Yesterday, we bid a teary farewell to mom at the airport, but only after I made sure she finished cooking wara2 3enab (stuffed grape leaves) before dropping her off there. 30 minutes later of driving back home and depressing music, mom calls me and tells me that the flight has been rescheduled till later that evening. Apparently the clause where flights may be rescheduled and/or canceled without prior notice has been placed there for a reason. But come on, people! It’s 2009. We book and give out contact details – emails, phone numbers, underwear size – and what does the PCB tell mom? You should have checked our website before coming to the airport.

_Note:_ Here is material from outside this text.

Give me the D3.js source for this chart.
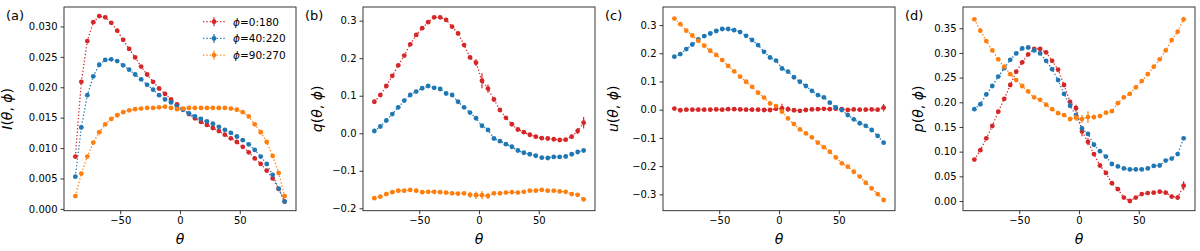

Right. Cuz I am flying Syrian Airlines in the 1980s. Except Internet didn’t exist in Syria back then (there are rumors we have internet now, can anyone confirm please?)

SYRIAN.VIE

إيه اهلا وسهلا فيكون عالسورية تابشوني

But it was a good thing. Mom can have iftar with us and I can drop her at the airport later. So I picked her up, we had a nice final iftar, then took her back to the airport again. This time, I made sure I washed my car in the nearby gas station, you know, just in case the flight was canceled without prior notice.

Mom calls back and tells me that she was charged 300 AED for overstaying. WTF!

For those not in the know, if you’re here for a visit and overstay beyond the visa allowance you’re charged 100 AED per day. Maybe it’s now 150.

BUT!

I triple checked mom’s passport when she first arrived – the visa is for 30 days and it is explicitly stated that she leaves “by September 7″, which according to my atomic clock is tomorrow.

The PCB explained to mom why she was charged: “Well, you arrived on August 5, and August is 31 days, and today is September 5 and you’re travelling on it’s 32 days.”

Ok, fine, she’s a smart ass PCB. I counted the days manually and indeed, between August 5 and September 5 (both inclusive) is 32 days. But on the passport it was written she should leave by 7th. It’s a friggin official statement, imprinted on an official document (thereafter referred to as The Passport), written by a friggin official official (referred to as The Company).

So not only have I not checked if the flight schedule has been changed without prior notice, but I also failed to do simple math and took the word of The Company. Mom was upset because if I knew the flight was postponed I would have finished the ironing. I was upset because I have a creased blue shirt which would probably stay that way till I get invited to a wedding, not to mention mom would have had more time to do a cake.

The PCB made me feel like the most horrible, starving son in the world with a creased shirt. I hate her. I hope she eats eggplants with a fruit salad for iftar. BITCH!